INSTRUCTIONS FOR THE TASK:
Repeat the lines of the data that follow, please, starting at the first and stopping after the one with "const fmt = v".

— start DATA —

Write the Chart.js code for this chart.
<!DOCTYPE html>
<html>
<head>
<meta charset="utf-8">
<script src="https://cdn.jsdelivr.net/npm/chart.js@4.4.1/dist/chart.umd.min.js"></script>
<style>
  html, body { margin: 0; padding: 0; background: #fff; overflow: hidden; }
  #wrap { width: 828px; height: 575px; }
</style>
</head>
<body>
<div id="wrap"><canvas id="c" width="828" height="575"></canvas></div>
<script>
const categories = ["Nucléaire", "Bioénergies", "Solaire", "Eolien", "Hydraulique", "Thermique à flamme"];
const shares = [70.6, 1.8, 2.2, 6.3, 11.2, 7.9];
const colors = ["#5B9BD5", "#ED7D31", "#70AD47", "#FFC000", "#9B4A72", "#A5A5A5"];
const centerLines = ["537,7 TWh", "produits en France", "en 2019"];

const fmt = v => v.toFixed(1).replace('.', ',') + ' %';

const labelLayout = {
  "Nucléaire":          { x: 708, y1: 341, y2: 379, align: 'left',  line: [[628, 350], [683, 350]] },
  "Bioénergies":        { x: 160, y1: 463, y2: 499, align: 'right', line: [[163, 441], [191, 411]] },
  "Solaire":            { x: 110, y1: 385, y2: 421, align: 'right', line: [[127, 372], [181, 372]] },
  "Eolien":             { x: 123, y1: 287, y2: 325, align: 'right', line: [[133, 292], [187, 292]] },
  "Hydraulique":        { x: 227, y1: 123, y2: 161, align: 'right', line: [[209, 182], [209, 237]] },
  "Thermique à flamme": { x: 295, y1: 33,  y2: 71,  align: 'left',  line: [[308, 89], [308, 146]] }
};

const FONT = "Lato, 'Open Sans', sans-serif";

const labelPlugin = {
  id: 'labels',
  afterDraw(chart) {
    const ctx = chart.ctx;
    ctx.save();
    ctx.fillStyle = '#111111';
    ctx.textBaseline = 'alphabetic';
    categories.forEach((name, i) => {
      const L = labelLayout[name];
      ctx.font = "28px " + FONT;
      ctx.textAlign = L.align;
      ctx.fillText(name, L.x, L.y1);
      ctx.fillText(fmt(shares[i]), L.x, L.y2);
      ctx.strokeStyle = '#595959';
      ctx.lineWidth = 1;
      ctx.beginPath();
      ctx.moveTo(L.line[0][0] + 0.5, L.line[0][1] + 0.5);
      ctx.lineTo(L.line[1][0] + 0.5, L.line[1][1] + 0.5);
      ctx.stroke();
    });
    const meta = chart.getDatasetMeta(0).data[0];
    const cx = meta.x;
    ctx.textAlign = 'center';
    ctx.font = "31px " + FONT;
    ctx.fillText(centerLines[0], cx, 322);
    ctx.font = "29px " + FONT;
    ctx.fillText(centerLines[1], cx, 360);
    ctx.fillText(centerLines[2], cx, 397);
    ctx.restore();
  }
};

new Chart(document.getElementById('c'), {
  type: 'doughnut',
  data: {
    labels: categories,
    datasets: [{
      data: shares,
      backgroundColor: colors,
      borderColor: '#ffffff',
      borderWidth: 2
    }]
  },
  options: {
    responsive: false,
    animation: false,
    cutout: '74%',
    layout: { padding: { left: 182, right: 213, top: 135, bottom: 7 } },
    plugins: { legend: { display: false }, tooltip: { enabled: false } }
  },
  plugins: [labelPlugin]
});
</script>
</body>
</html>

— end DATA —

WORKED SOLUTION:
Write the Chart.js code for this chart.
<!DOCTYPE html>
<html>
<head>
<meta charset="utf-8">
<script src="https://cdn.jsdelivr.net/npm/chart.js@4.4.1/dist/chart.umd.min.js"></script>
<style>
  html, body { margin: 0; padding: 0; background: #fff; overflow: hidden; }
  #wrap { width: 828px; height: 575px; }
</style>
</head>
<body>
<div id="wrap"><canvas id="c" width="828" height="575"></canvas></div>
<script>
const categories = ["Nucléaire", "Bioénergies", "Solaire", "Eolien", "Hydraulique", "Thermique à flamme"];
const shares = [70.6, 1.8, 2.2, 6.3, 11.2, 7.9];
const colors = ["#5B9BD5", "#ED7D31", "#70AD47", "#FFC000", "#9B4A72", "#A5A5A5"];
const centerLines = ["537,7 TWh", "produits en France", "en 2019"];

const fmt = v => v.toFixed(1).replace('.', ',') + ' %';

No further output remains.